Replicating 10 Rules

Kobe Bryant was a basketball legend, a LA Lakers hero and someone known for being hyper-driven. If you have ever seen Kobe play, you would have seen it from training, pre-game, during the game, to post-match press conferences and leaving the arena.

In one of my favourite leadership and management books; Eleven Rings, Phil Jackson former LA Lakers coach discussed how challenging it can be having such a brilliant and driven player, especially when he and the other star Shaquille O’Neal just didn’t get on for a number of seasons.

Being driven can be seen as a negative, however, the best colleagues and managers in my twenty-year career have been driven, had their own style of rules and deliberate in their steps.

Kobe was driven to be the best and is well know for having had ten rules he followed. This is similar to having shared team principles, the drivers of your team, department or company.

It is rare we see this sort of insight from the elite professional players.

Kobe Bryant’s 10 Rules Were:

  1. Get better every single day 
  2. Prove them wrong 
  3. Work on your weaknesses 
  4. Execute what you practised 
  5. Learn from greatness
  6. Learn from wins and losses 
  7. Practice mindfulness 
  8. Be ambitious 
  9. Believe in your team 
  10. Learn storytelling 

My personal favourite is: Learn from wins and losses.  

As a huge believer of rules and personal drivers, when offering c-suite mentorship and executive coaching and management team development I ask for leaders to write down five of their rules.
This is an exercise many executives struggle with.
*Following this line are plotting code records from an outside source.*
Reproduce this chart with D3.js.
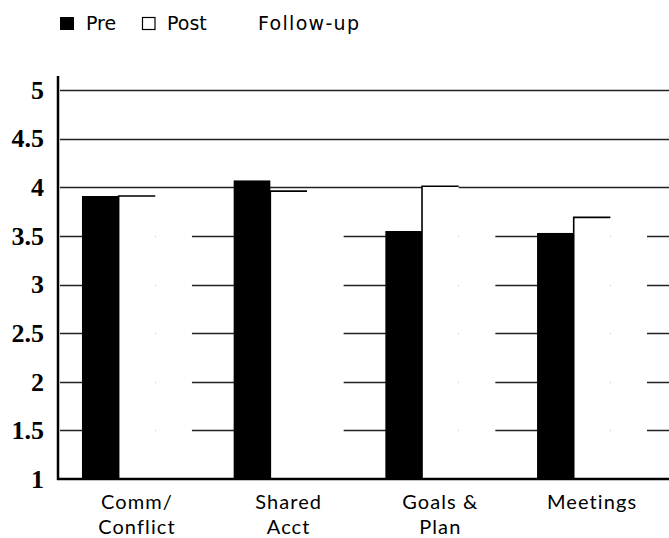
<!DOCTYPE html>
<html>
<head>
<meta charset="utf-8">
<script src="https://cdn.jsdelivr.net/npm/d3@7"></script>
<style>
  body { margin: 0; background: #fff; }
  svg { display: block; }
  .tick-label { font-family: "Liberation Serif", serif; font-weight: bold; font-size: 26px; fill: #000; }
  .cat-label { font-family: Lato, sans-serif; font-size: 20px; letter-spacing: 1.1px; fill: #000; }
  .legend-text { font-family: "DejaVu Sans", sans-serif; font-size: 19px; fill: #000; }
</style>
</head>
<body>
<div id="chart"></div>
<script>
const categories = ['Comm/Conflict', 'Shared Acct', 'Goals & Plan', 'Meetings'];
const categoryLines = [['Comm/', 'Conflict'], ['Shared', 'Acct'], ['Goals &', 'Plan'], ['Meetings']];
const pre = [3.91, 4.07, 3.55, 3.53];
const post = [3.91, 3.96, 4.01, 3.69];
const followUp = [3.8, 3.85, 3.85, 3.75]; // white bars in the print, only visible where they hide the grid
const yTicks = [1, 1.5, 2, 2.5, 3, 3.5, 4, 4.5, 5];

const width = 669;
const height = 538;
const margin = { top: 90, right: 0, bottom: 59, left: 58 };

const svg = d3.select('#chart').append('svg').attr('width', width).attr('height', height);

const x = d3
  .scaleBand()
  .domain(categories)
  .range([margin.left, 671])
  .paddingInner(0.275)
  .paddingOuter(0.158);
const series = ['pre', 'post', 'followUp'];
const xs = d3.scaleBand().domain(series).range([0, x.bandwidth()]);
const y = d3.scaleLinear().domain([1, 5]).range([height - margin.bottom, margin.top]);

const rows = categories.map((c, i) => ({ cat: c, pre: pre[i], post: post[i], followUp: followUp[i] }));

// grid lines first, bars cover them
svg
  .append('g')
  .selectAll('line')
  .data(yTicks.filter((t) => t > 1))
  .join('line')
  .attr('x1', margin.left + 2)
  .attr('x2', width)
  .attr('y1', (d) => Math.round(y(d)) + 0.5)
  .attr('y2', (d) => Math.round(y(d)) + 0.5)
  .attr('stroke', '#222')
  .attr('stroke-width', 1.3);

const groups = svg
  .append('g')
  .selectAll('g')
  .data(rows)
  .join('g')
  .attr('transform', (d) => `translate(${x(d.cat)},0)`);

groups
  .append('rect')
  .attr('x', xs('followUp'))
  .attr('width', xs.bandwidth())
  .attr('y', (d) => y(d.followUp))
  .attr('height', (d) => y(1) - y(d.followUp))
  .attr('fill', '#fff');

groups
  .append('rect')
  .attr('x', xs('post'))
  .attr('width', xs.bandwidth())
  .attr('y', (d) => y(d.post))
  .attr('height', (d) => y(1) - y(d.post))
  .attr('fill', '#fff');

// the post bars only keep their top and left edges in the print
groups
  .append('path')
  .attr('d', (d) => `M${xs('post')},${y(1)}V${y(d.post)}H${xs('post') + xs.bandwidth()}`)
  .attr('fill', 'none')
  .attr('stroke', '#000')
  .attr('stroke-width', 1.6);

groups
  .append('rect')
  .attr('x', xs('pre'))
  .attr('width', xs.bandwidth())
  .attr('y', (d) => y(d.pre))
  .attr('height', (d) => y(1) - y(d.pre))
  .attr('fill', '#000');

// y axis
const yAxis = svg
  .append('g')
  .attr('transform', `translate(${margin.left},0)`)
  .call(d3.axisLeft(y).tickValues(yTicks).tickSize(0).tickPadding(14).tickFormat((d) => d));
yAxis.select('.domain').remove();
yAxis.selectAll('text').attr('class', 'tick-label').attr('font-family', null).attr('font-size', null);

svg
  .append('line')
  .attr('x1', margin.left)
  .attr('x2', margin.left)
  .attr('y1', 76)
  .attr('y2', y(1) + 1)
  .attr('stroke', '#000')
  .attr('stroke-width', 2.5);
svg
  .append('line')
  .attr('x1', margin.left - 1)
  .attr('x2', width)
  .attr('y1', y(1))
  .attr('y2', y(1))
  .attr('stroke', '#000')
  .attr('stroke-width', 2.5);

// category labels
const labels = svg
  .append('g')
  .selectAll('text')
  .data(categories)
  .join('text')
  .attr('class', 'cat-label')
  .attr('text-anchor', 'middle')
  .attr('x', (d) => x(d) + x.bandwidth() / 2)
  .attr('y', 509);
labels
  .selectAll('tspan')
  .data((d, i) => categoryLines[i])
  .join('tspan')
  .attr('x', function () { return this.parentNode.getAttribute('x'); })
  .attr('dy', (d, i) => (i === 0 ? 0 : 24.5))
  .text((d) => d);

// legend
const legend = svg.append('g').attr('transform', 'translate(60,17)');
legend.append('rect').attr('width', 14).attr('height', 13).attr('fill', '#000');
legend.append('text').attr('class', 'legend-text').attr('x', 26).attr('y', 13).text('Pre');
legend
  .append('rect')
  .attr('x', 82.5)
  .attr('y', 0.5)
  .attr('width', 12.5)
  .attr('height', 12)
  .attr('fill', '#fff')
  .attr('stroke', '#000')
  .attr('stroke-width', 1.2);
legend.append('text').attr('class', 'legend-text').attr('x', 107).attr('y', 13).text('Post');
legend.append('rect').attr('x', 178).attr('width', 14).attr('height', 13).attr('fill', '#fff');
legend
  .append('text')
  .attr('class', 'legend-text')
  .attr('x', 198)
  .attr('y', 13)
  .attr('letter-spacing', 1.3)
  .text('Follow-up');
</script>
</body>
</html>
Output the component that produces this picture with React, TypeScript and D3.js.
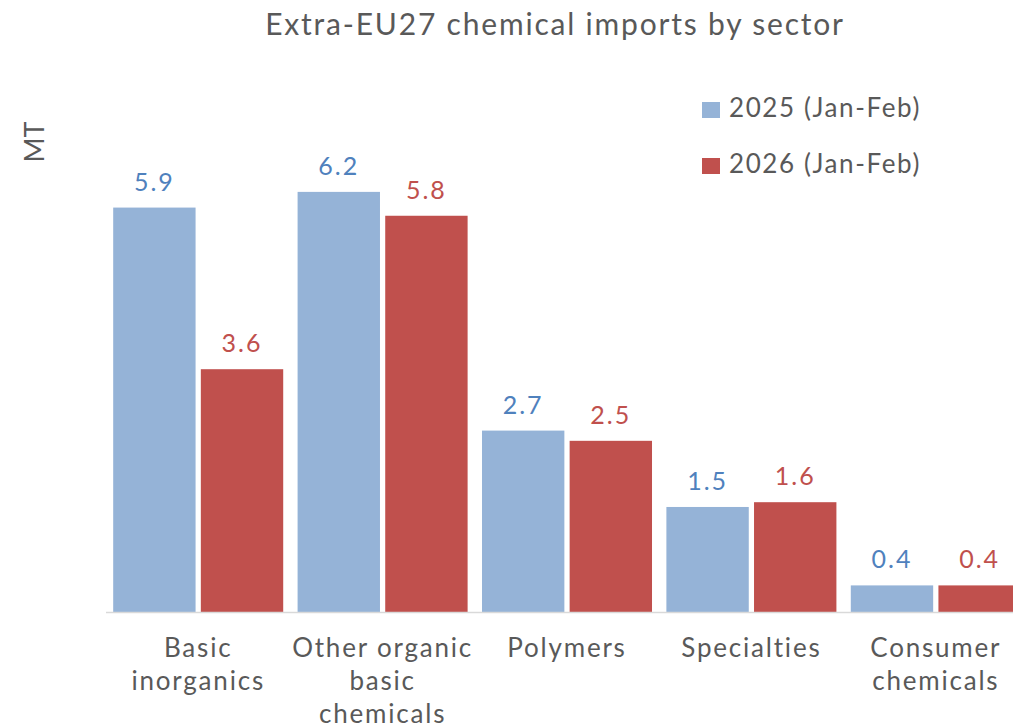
import React from "react";
import * as d3 from "d3";

const categories: string[][] = [
  ["Basic", "inorganics"],
  ["Other organic", "basic", "chemicals"],
  ["Polymers"],
  ["Specialties"],
  ["Consumer", "chemicals"],
];
const seriesNames = ["2025 (Jan-Feb)", "2026 (Jan-Feb)"];
const values2025 = [5.93, 6.16, 2.66, 1.54, 0.39];
const values2026 = [3.56, 5.81, 2.51, 1.61, 0.39];
const barColors = ["#95B3D7", "#C0504D"];
const labelColors = ["#4F81BD", "#C0504D"];
const title = "Extra-EU27 chemical imports by sector";
const yTitle = "MT";

const W = 1013;
const H = 725;
const FONT = "Lato, 'Open Sans', sans-serif";
const TEXT = "#595959";

export default function App() {
  const keys = categories.map((c) => c.join(" "));
  const x = d3.scaleBand<string>().domain(keys).range([106, 1028]).paddingInner(0.078).paddingOuter(0.039);
  const xs = d3.scaleBand<number>().domain([0, 1]).range([0, x.bandwidth()]).paddingInner(0.06);
  const y = d3.scaleLinear().domain([0, 7]).range([612, 612 - 7 * 68.2]);
  const series = [values2025, values2026];
  const fmt = d3.format(".1f");

  return (
    <svg width={W} height={H} style={{ position: "absolute", left: 0, top: 0, background: "#fff" }} fontFamily={FONT}>
      <rect x={0} y={0} width={W} height={H} fill="#fff" />
      <text x={555} y={35} textAnchor="middle" fontSize={30} fill={TEXT} letterSpacing={1.8}>
        {title}
      </text>
      <text transform="translate(44,142) rotate(-90)" textAnchor="middle" fontSize={27} fill={TEXT}>
        {yTitle}
      </text>
      {series.map((vals, si) =>
        vals.map((v, i) => {
          const bx = (x(keys[i]) ?? 0) + (xs(si) ?? 0);
          const bw = xs.bandwidth();
          return (
            <g key={`${si}-${i}`}>
              <rect x={bx} y={y(v)} width={bw} height={y(0) - y(v)} fill={barColors[si]} />
              <text x={bx + bw / 2} y={y(v) - 17} textAnchor="middle" fontSize={25} fill={labelColors[si]} letterSpacing={2}>
                {fmt(v)}
              </text>
            </g>
          );
        })
      )}
      <line x1={106} x2={W} y1={y(0) + 0.5} y2={y(0) + 0.5} stroke="#D9D9D9" strokeWidth={1.5} />
      {categories.map((lines, i) => (
        <text key={i} textAnchor="middle" fontSize={26} fill={TEXT} letterSpacing={1.8}>
          {lines.map((l, j) => (
            <tspan key={j} x={(x(keys[i]) ?? 0) + x.bandwidth() / 2} y={657 + j * 33}>
              {l}
            </tspan>
          ))}
        </text>
      ))}
      {seriesNames.map((n, si) => (
        <g key={n} transform={`translate(702, ${102 + si * 56})`}>
          <rect x={0} y={0} width={18} height={16} fill={barColors[si]} />
          <text x={27} y={15} fontSize={26} fill={TEXT} letterSpacing={1.6}>
            {n}
          </text>
        </g>
      ))}
    </svg>
  );
}
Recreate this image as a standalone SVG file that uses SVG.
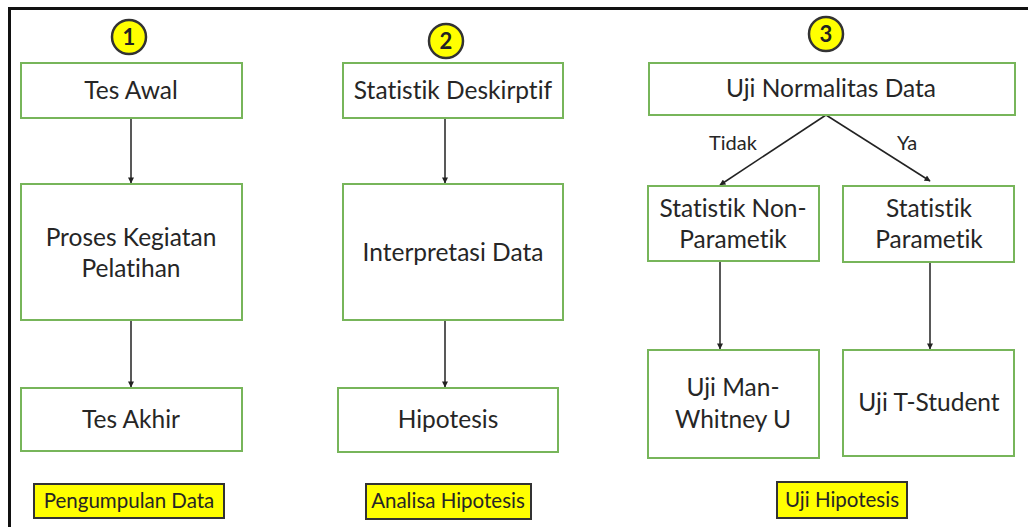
<svg xmlns="http://www.w3.org/2000/svg" width="1028" height="527" viewBox="0 0 1028 527">
<defs>
<style>
text{font-variant-ligatures:none;font-feature-settings:"liga" 0}
.box{fill:#fff;stroke:#77b55a;stroke-width:2}
.t{font-family:Lato,"Open Sans","Liberation Sans",sans-serif;font-size:24.5px;fill:#262626;text-anchor:middle}
.s{font-family:Lato,"Open Sans","Liberation Sans",sans-serif;font-size:20px;fill:#262626;text-anchor:middle}
.lab{fill:#ffff00;stroke:#333;stroke-width:2}
.lt{font-family:Lato,"Open Sans","Liberation Sans",sans-serif;font-size:20.5px;fill:#262626;text-anchor:middle}
.num{fill:#ffff00;stroke:#333;stroke-width:2.5}
.n{font-family:Lato,"Liberation Sans",sans-serif;font-size:22px;font-weight:bold;fill:#222;text-anchor:middle}
.c{stroke:#222;stroke-width:1.5;fill:none;marker-end:url(#ah)}
</style>
<marker id="ah" viewBox="0 0 10 10" refX="9" refY="5" markerWidth="7" markerHeight="6" orient="auto" markerUnits="userSpaceOnUse">
<path d="M0,0 L10,5 L0,10 z" fill="#222"/>
</marker>
</defs>
<rect width="1028" height="527" fill="#fff"/>
<path d="M9.5,540 V8.5 H1028" fill="none" stroke="#111" stroke-width="3"/>

<g id="connectors">
<line class="c" x1="131" y1="118" x2="131" y2="183"/>
<line class="c" x1="131" y1="320" x2="131" y2="387"/>
<line class="c" x1="445" y1="118" x2="445" y2="183"/>
<line class="c" x1="445" y1="320" x2="445" y2="387"/>
<line class="c" x1="826" y1="115" x2="720" y2="185"/>
<line class="c" x1="826" y1="115" x2="930" y2="181"/>
<line class="c" x1="720" y1="262" x2="720" y2="349"/>
<line class="c" x1="930" y1="262" x2="930" y2="349"/>
<text class="s" x="733" y="150">Tidak</text>
<text class="s" x="907" y="150">Ya</text>
</g>

<g id="num1"><circle class="num" cx="129" cy="37" r="17"/><text class="n" x="129" y="45">1</text></g>
<g id="num2"><circle class="num" cx="446" cy="41" r="17"/><text class="n" x="446" y="49">2</text></g>
<g id="num3"><circle class="num" cx="826" cy="34" r="17"/><text class="n" x="826" y="42">3</text></g>

<g id="tes-awal"><rect class="box" x="21" y="63" width="221" height="55"/><text class="t" x="131" y="99">Tes Awal</text></g>
<g id="proses"><rect class="box" x="21" y="184" width="221" height="136"/><text class="t" x="131" y="246">Proses Kegiatan</text><text class="t" x="131" y="277">Pelatihan</text></g>
<g id="tes-akhir"><rect class="box" x="21" y="388" width="221" height="63"/><text class="t" x="131" y="428">Tes Akhir</text></g>
<g id="pengumpulan"><rect class="lab" x="34" y="484" width="190" height="34"/><text class="lt" x="129" y="508">Pengumpulan Data</text></g>

<g id="statistik-deskriptif"><rect class="box" x="343" y="63" width="220" height="55"/><text class="t" x="453" y="99">Statistik Deskirptif</text></g>
<g id="interpretasi"><rect class="box" x="343" y="184" width="220" height="136"/><text class="t" x="453" y="261">Interpretasi Data</text></g>
<g id="hipotesis"><rect class="box" x="338" y="388" width="220" height="64"/><text class="t" x="448" y="428">Hipotesis</text></g>
<g id="analisa"><rect class="lab" x="366" y="484" width="165" height="35"/><text class="lt" x="448" y="508">Analisa Hipotesis</text></g>

<g id="uji-normalitas"><rect class="box" x="649" y="63" width="366" height="52"/><text class="t" x="831" y="97">Uji Normalitas Data</text></g>
<g id="non-parametik"><rect class="box" x="648" y="186" width="171" height="75"/><text class="t" x="733" y="217">Statistik Non-</text><text class="t" x="733" y="248">Parametik</text></g>
<g id="parametik"><rect class="box" x="843" y="186" width="171" height="76"/><text class="t" x="929" y="217">Statistik</text><text class="t" x="929" y="248">Parametik</text></g>
<g id="man-whitney"><rect class="box" x="648" y="350" width="171" height="108"/><text class="t" x="733" y="396">Uji Man-</text><text class="t" x="733" y="428">Whitney U</text></g>
<g id="t-student"><rect class="box" x="843" y="350" width="171" height="106"/><text class="t" x="929" y="411">Uji T-Student</text></g>
<g id="uji-hipotesis"><rect class="lab" x="777" y="482" width="130" height="36"/><text class="lt" x="842" y="507">Uji Hipotesis</text></g>
</svg>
Why? This is typically down to management teams and leadership teams never writing down their own rules, guides and principles, it is just something that is ever taught or developed.

How To Make & Use Your Own Rules?

The Exercise

  • Set aside and dedicate thirty minutes to write down five of the principles or rules that guide you and your career
  • Rewrite the list for clarity,
    • Once as a list – A sentence, aka a short rule
    • The second as something you expand into two sentences. The secret is explaining as a short sentence and why
  • Use a design tool (Can be Word, PowerPoint, Keynote, Canva etc) and create the fives rules as one page with images to associate with.
  • When you next have a team meeting ask the team to follow the same steps.
  • Ask the team to share their one non-negotiable rule and consider how you could use these personal rules as team drivers.
  • Sharing the individual rules are important, aligning these to their colleagues really help the team understand their drivers and what makes their colleagues tick or keeps them doing what they do.

Moving forward I strongly recommend you and your team get to know each other by replicating Kobe’s rules and sharing as a team. The most important element of this, revisit the rules, allow them to guide you and enable yourself to grow and update when you grow personally and professionally.